Note the arguments to the init method. There is a field configuration of type RandomStringMaskingConfiguration
.
This is the configuration for the masking strategy. It is used to house the options specified by the client as well as
any defaults that should be applied in their absence. All configuration classes extend from the
MaskingConfiguration
class.
Integrate the masking strategy factory
In order to leverage an implemented masking strategy, the MaskingStrategy
subclass must be registered with the MaskingStrategyFactory
. To register a new MaskingStrategy
, use the register
decorator on the MaskingStrategy
subclass definition, as shown in the above example.

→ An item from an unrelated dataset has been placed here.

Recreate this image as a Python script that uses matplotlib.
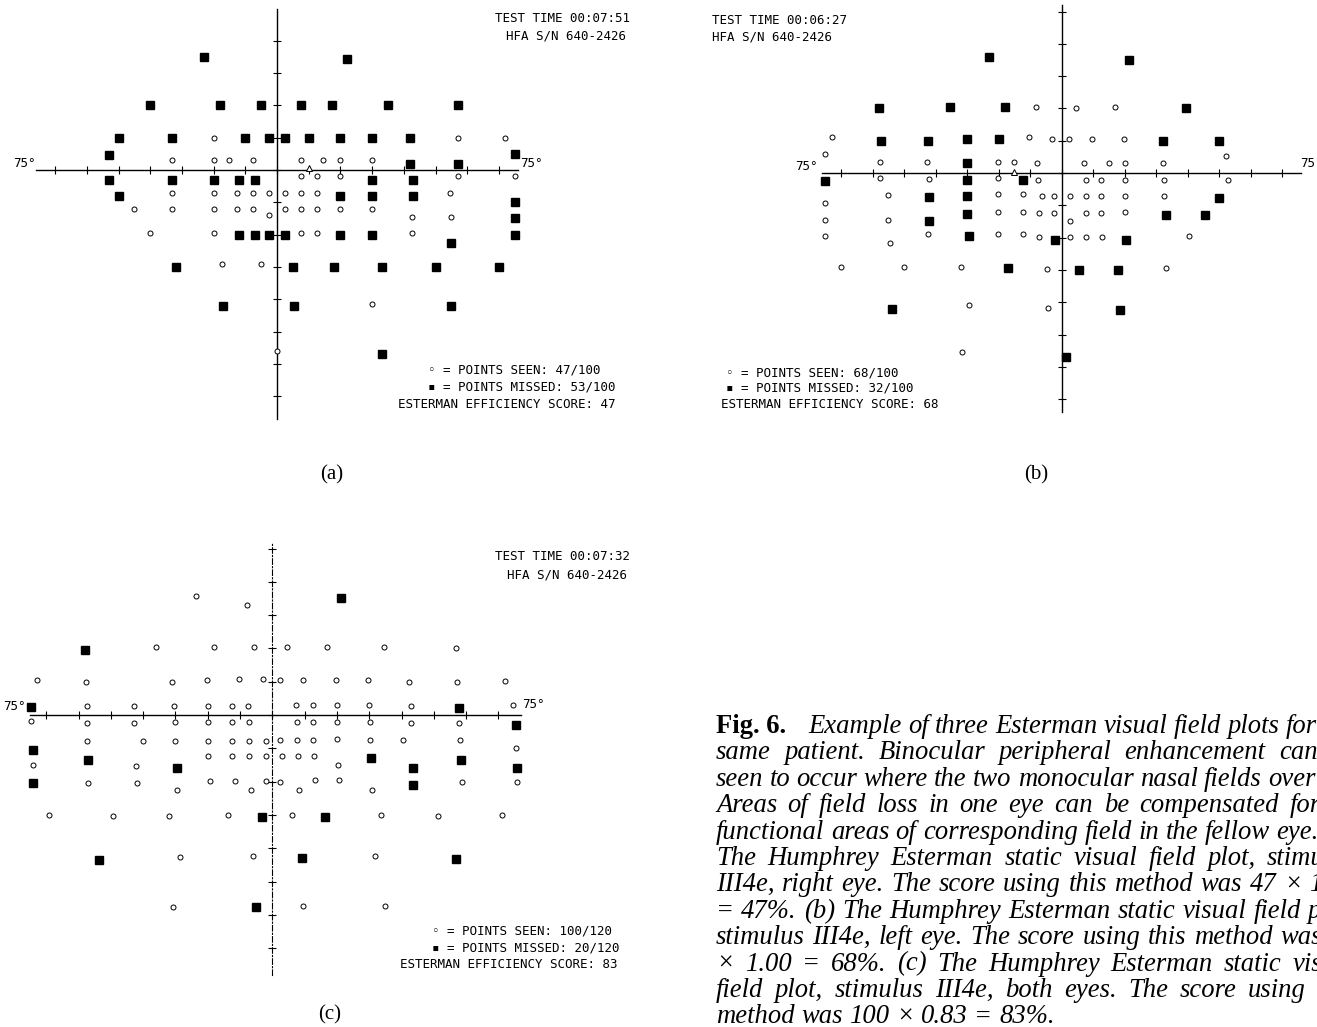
"""
Esterman visual field plots (right eye, left eye, both eyes) with caption.
"""

import numpy as np
import matplotlib
matplotlib.use("Agg")
import matplotlib.pyplot as plt

W, H = 1317, 1027
MONO = ["DejaVu Sans Mono", "DejaVu Sans"]
SERIF = "Liberation Serif"

# ---- data, in degrees (x: horizontal, y: vertical) ----
# (a) right eye
a_missed = [(-23, 35), (-40, 20), (-18, 20), (-5, 20), (-50, 10), (-33, 10), (-10, 10),
            (-2.5, 10), (-53, 4.5), (-53, -3), (-33, -3), (-20, -3), (-12, -3), (-7, -3),
            (-50, -8), (-12, -20), (-7, -20), (-2.5, -20), (-32, -30), (-17, -42),
            (22, 34.5), (7.5, 20), (17.5, 20), (35, 20), (57, 20), (2.6, 10), (10, 10),
            (20, 10), (30, 10), (42, 10), (75, 5), (42, 2), (57, 2), (30, -3), (43, -3),
            (20, -8), (30, -8), (43, -8), (75, -10), (75, -15), (2.6, -20), (20, -20),
            (30, -20), (75, -20), (55, -22.5), (5, -30), (18, -30), (33, -30), (50, -30),
            (70, -30), (5.4, -42), (55, -42), (33, -57)]
a_seen = [(-20, 10), (-33, 3), (-20, 3), (-15, 3), (-7.5, 3), (-33, -7), (-20, -7),
          (-12.5, -7), (-7.5, -7), (-2.5, -7), (-45, -12), (-33, -12), (-20, -12),
          (-12.5, -12), (-7.5, -12), (-2.5, -14), (-40, -19.5), (-20, -19.5), (-17.5, -29),
          (-5, -29), (0, -56),
          (57, 10), (72, 10), (7.5, 3), (14.5, 3), (20, 3), (30, 3), (7.5, -2), (12.5, -2),
          (20, -2), (57, -2), (75, -2), (2.6, -7), (7.5, -7), (12.5, -7), (54.5, -7),
          (2.6, -12), (7.5, -12), (12.5, -12), (20, -12), (30, -12), (42.5, -14.5),
          (55, -14.5), (7.5, -19.5), (12.5, -19.5), (42.5, -19.5), (30, -41.5)]
a_blind = [(10, 0.5)]

# (b) left eye
b_missed = [(-23, 36), (-58, 20), (-35.5, 20.5), (-18, 20.5), (-57.5, 10), (-42.5, 10),
            (-30, 10.5), (-20, 10.5), (-30, 3), (-75, -2.5), (-30, -2.2), (-12.4, -2.2),
            (-42, -7.3), (-30, -7.2), (-30, -12.7), (-42, -15), (-29.5, -19.6), (-17, -29.4),
            (-54, -42),
            (21.5, 35), (39.5, 20), (32, 10), (50, 10), (50, -7.7), (33, -13), (45.5, -13),
            (-2, -20.6), (20.5, -20.6), (5.6, -30), (18, -30), (18.5, -42.5), (1.4, -57)]
b_seen = [(-73, 11), (-10.5, 11), (-75.3, 5.8), (-57.7, 3.3), (-42.8, 3.3), (-20.3, 3.5),
          (-15.3, 3.5), (-57.7, -1.6), (-42, -1.9), (-20.3, -1.6), (-55, -6.7), (-20.3, -6.5),
          (-12.4, -6.5), (-75, -9.3), (-55, -14.4), (-20.3, -12), (-12.4, -12), (-75, -14.4),
          (-75, -19.4), (-54.5, -21.6), (-42.3, -19), (-20.3, -19), (-12.4, -19), (-70, -29),
          (-50, -29), (-32, -29), (-29.3, -41), (-31.6, -55.5),
          (-8.3, 20.5), (4.5, 20), (17, 20.5), (-3, 10.5), (2.2, 10.5), (9.7, 10.5),
          (19.8, 10.5), (32.2, 3), (52.3, 5.4), (-8, 3), (7.2, 3), (15, 3), (20, 3),
          (-7.4, -2.3), (7.6, -2.3), (12.6, -2.3), (20, -2.3), (32.4, -2.3), (52.7, -2.3),
          (-6.4, -7.2), (-2.3, -7.2), (2.7, -7.2), (7.8, -7.2), (12.6, -7.2), (20.2, -7.2),
          (32.4, -7.2), (-7.2, -12.4), (-2.3, -12.4), (7.8, -12.4), (12.6, -12.4),
          (20, -12.2), (2.7, -15), (-7.2, -19.8), (2.7, -19.8), (7.8, -19.8), (12.8, -19.8),
          (40.4, -19.6), (-4.6, -29.6), (33, -29.4), (-4.3, -41.8)]
b_blind = [(-15.3, 0.3)]

# (c) both eyes
c_missed = [(-58, 19.4), (-74.7, 2.4), (-74.2, -10.4), (-57, -13.4), (-29.4, -16),
            (-74, -20.4), (-3.3, -30.6), (-53.5, -43.4), (-5.2, -57.7),
            (21.4, 35), (57.7, 2), (75.3, -3), (30.7, -13), (43.6, -16), (58.4, -13.4),
            (75.8, -16), (43.7, -21), (16.3, -30.6), (9.3, -43), (57, -43.2)]
c_seen = [(-23.6, 35.6), (-7.9, 33), (-36, 20.4), (-18.2, 20.4), (-5.7, 20.4), (-72.7, 10.4),
          (-57.7, 10), (-31, 10), (-20.3, 10.4), (-10.3, 10.8), (-2.8, 10.8), (-57.4, 2.8),
          (-42.8, 2.6), (-30.4, 2.6), (-20, 2.8), (-12.4, 2.8), (-7.4, 2.8), (-74.7, -1.7),
          (-57.4, -2.4), (-42.7, -2.4), (-30, -2.2), (-19.8, -2.2), (-12.4, -2.2), (-7.2, -2.2),
          (-57.4, -7.9), (-40, -7.9), (-30, -7.7), (-19.8, -7.7), (-12.4, -7.7), (-7.2, -7.7),
          (-2.1, -7.7), (-74.2, -15), (-19.8, -12.4), (-12.4, -12.4), (-7.2, -12.4),
          (-2.1, -12.4), (-42.2, -15.2), (-57, -20.4), (-42, -20.4), (-19.3, -19.7),
          (-11.5, -19.7), (-1.8, -19.7), (-29.6, -22.6), (-6.7, -22.4), (-69, -30),
          (-49.2, -30.4), (-32, -30.2), (-13.8, -30), (-28.6, -42.7), (-5.9, -42.4),
          (-30.8, -57.6),
          (4.4, 20.4), (16.8, 20.4), (34.5, 20.3), (57, 20), (2.4, 10.4), (9.6, 10.6),
          (19.6, 10.4), (29.7, 10.4), (42.4, 10), (57.3, 10), (72, 10.3), (7.3, 2.9),
          (12.5, 2.9), (20, 2.9), (30, 2.9), (42.8, 2.6), (74.5, 2.9), (7.5, -2.1),
          (12.7, -2.1), (20, -2.1), (30.2, -2.1), (43, -2.4), (57.8, -2.4), (2.4, -7.4),
          (7.5, -7.4), (12.7, -7.4), (20, -7.1), (30.4, -7.4), (40.5, -7.6), (58, -7.6),
          (2.9, -12.4), (8, -12.4), (12.9, -12.2), (20.4, -15), (75.3, -10), (2.4, -20),
          (13.2, -19.6), (20.6, -19.6), (8.4, -22.4), (31, -22.4), (58.6, -20.2),
          (75.8, -20), (6, -30), (33.8, -30), (51.3, -30.2), (71, -30), (31.8, -42.4),
          (9.6, -57.4), (34.8, -57.4)]

test_times = ["00:07:51", "00:06:27", "00:07:32"]
seen_counts = ["47/100", "68/100", "100/120"]
missed_counts = ["53/100", "32/100", "20/120"]
scores = ["47", "68", "83"]
serial = "640-2426"

caption_lines = [
    "Example of three Esterman visual field plots for the",
    "same patient. Binocular peripheral enhancement can be",
    "seen to occur where the two monocular nasal fields overlap.",
    "Areas of field loss in one eye can be compensated for by",
    "functional areas of corresponding field in the fellow eye. (a)",
    "The Humphrey Esterman static visual field plot, stimulus",
    "III4e, right eye. The score using this method was 47 \u00d7 1.00",
    "= 47%. (b) The Humphrey Esterman static visual field plot,",
    "stimulus III4e, left eye. The score using this method was 68",
    "\u00d7 1.00 = 68%. (c) The Humphrey Esterman static visual",
    "field plot, stimulus III4e, both eyes. The score using this",
    "method was 100 \u00d7 0.83 = 83%.",
]


def fig_box(x0, y0, x1, y1):
    return [x0 / W, 1 - y1 / H, (x1 - x0) / W, (y1 - y0) / H]


def ftext(fig, x, y, s, **kw):
    return fig.text(x / W, 1 - y / H, s, **kw)


def field_axes(fig, box, center, scale, xspan, yspan, dashed=False):
    """Axes whose spines cross at fixation, laid over a pixel box."""
    x0, y0, x1, y1 = box
    cx, cy = center
    sx, sy = scale
    ax = fig.add_axes(fig_box(*box))
    ax.set_xlim((x0 - cx) / sx, (x1 - cx) / sx)
    ax.set_ylim((cy - y1) / sy, (cy - y0) / sy)
    ax.patch.set_alpha(0)
    ax.spines["top"].set_visible(False)
    ax.spines["right"].set_visible(False)
    for side in ("left", "bottom"):
        ax.spines[side].set_position(("data", 0))
        ax.spines[side].set_linewidth(1.0)
    ax.spines["bottom"].set_bounds(*xspan)
    ax.spines["left"].set_bounds(*yspan)
    if dashed:
        ax.spines["left"].set_linestyle((0, (5, 2, 1, 2)))
        ax.spines["left"].set_linewidth(0.8)
    ax.set_xticks(np.arange(-70, 71, 10))
    ax.set_yticks(np.arange(-70, yspan[1], 10))
    ax.tick_params(direction="inout", length=6, width=0.8,
                   labelbottom=False, labelleft=False)
    return ax


def draw_points(ax, seen, missed, blind=None):
    sx, sy = np.array(seen).T
    mx, my = np.array(missed).T
    ax.plot(sx, sy, ls="none", marker="o", ms=3.6, mfc="white", mec="black",
            mew=0.7, clip_on=False, zorder=3)
    ax.plot(mx, my, ls="none", marker="s", ms=5.8, color="black",
            clip_on=False, zorder=3)
    if blind:
        bx, by = np.array(blind).T
        ax.plot(bx, by, ls="none", marker="^", ms=5, mfc="white", mec="black",
                mew=0.7, clip_on=False, zorder=3)


def mono(fig, x, y, s, ha="left"):
    ftext(fig, x, y, s, family=MONO, fontsize=9, ha=ha, va="center")


fig = plt.figure(figsize=(W / 100, H / 100), dpi=100)
fig.patch.set_facecolor("white")

# (a)
ax_a = field_axes(fig, (0, 0, 660, 440), (277, 170), (3.17, 3.23), (-76, 76), (-77, 50))
draw_points(ax_a, a_seen, a_missed, a_blind)
mono(fig, 630, 19, f"TEST TIME {test_times[0]}", ha="right")
mono(fig, 626, 36, f"HFA S/N {serial}", ha="right")
mono(fig, 13, 163, "75\u00b0")
mono(fig, 520, 163, "75\u00b0")
mono(fig, 428, 370, f"\u25e6 = POINTS SEEN: {seen_counts[0]}")
mono(fig, 428, 387, f"\u25aa = POINTS MISSED: {missed_counts[0]}")
mono(fig, 398, 404, f"ESTERMAN EFFICIENCY SCORE: {scores[0]}")
ftext(fig, 332, 475, "(a)", family=SERIF, fontsize=15, ha="center", va="center")

# (b)
ax_b = field_axes(fig, (690, 0, 1317, 440), (1061.7, 173), (3.15, 3.23), (-76, 76), (-74, 52))
draw_points(ax_b, b_seen, b_missed, b_blind)
mono(fig, 712, 20, f"TEST TIME {test_times[1]}")
mono(fig, 712, 37, f"HFA S/N {serial}")
mono(fig, 818, 166, "75\u00b0", ha="right")
mono(fig, 1300, 163, "75\u00b0")
mono(fig, 726, 373, f"\u25e6 = POINTS SEEN: {seen_counts[1]}")
mono(fig, 726, 388, f"\u25aa = POINTS MISSED: {missed_counts[1]}")
mono(fig, 721, 404, f"ESTERMAN EFFICIENCY SCORE: {scores[1]}")
ftext(fig, 1036, 475, "(b)", family=SERIF, fontsize=15, ha="center", va="center")

# (c)
ax_c = field_axes(fig, (0, 520, 680, 1000), (272.3, 715), (3.23, 3.33), (-75, 77), (-78, 52),
                  dashed=True)
draw_points(ax_c, c_seen, c_missed)
mono(fig, 630, 557, f"TEST TIME {test_times[2]}", ha="right")
mono(fig, 627, 575, f"HFA S/N {serial}", ha="right")
mono(fig, 3, 707, "75\u00b0")
mono(fig, 522, 705, "75\u00b0")
mono(fig, 432, 931, f"\u25e6 = POINTS SEEN: {seen_counts[2]}")
mono(fig, 432, 948, f"\u25aa = POINTS MISSED: {missed_counts[2]}")
mono(fig, 400, 965, f"ESTERMAN EFFICIENCY SCORE: {scores[2]}")
ftext(fig, 330, 1015, "(c)", family=SERIF, fontsize=15, ha="center", va="center")

# caption, justified between the left margin and a right edge that the
# scanned page cuts off, as in the original
renderer = fig.canvas.get_renderer()
left, right = 716, 1356
probe = ftext(fig, 0, 0, caption_lines[4], family=SERIF, style="italic", fontsize=17.5)
cap_size = 17.5 * (right - left) / probe.get_window_extent(renderer).width
probe.remove()

ftext(fig, left, 733, "Fig. 6.", family=SERIF, fontsize=cap_size, weight="bold",
      va="baseline")
for i, line in enumerate(caption_lines):
    y = 733 + 26.4 * i
    x_start = 808 if i == 0 else left
    words = line.split(" ")
    texts = [ftext(fig, 0, y, w, family=SERIF, style="italic", fontsize=cap_size,
                   va="baseline") for w in words]
    widths = [t.get_window_extent(renderer).width for t in texts]
    space = cap_size * 100 / 72 * 0.25
    if i < len(caption_lines) - 1 and len(words) > 1:
        gap = max((right - x_start - sum(widths)) / (len(words) - 1), space * 0.3)
    else:
        gap = space
    x = x_start
    for t, w in zip(texts, widths):
        t.set_x(x / W)
        x += w + gap

fig.savefig("out.png", dpi=100)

The value passed as the argument to the decorator must be the registered name of the MaskingStrategy
subclass. This is the same value defined by callers in the "masking_strategy"."strategy"
field.
Collection-level overrides
Limited connectors support collection-level overrides that allow you to specify a masking strategy at the collection level that overrides the policy-level masking strategy.
For example, the BigQuery Integration supports a DELETE
masking
strategy override that will delete matching rows from the table.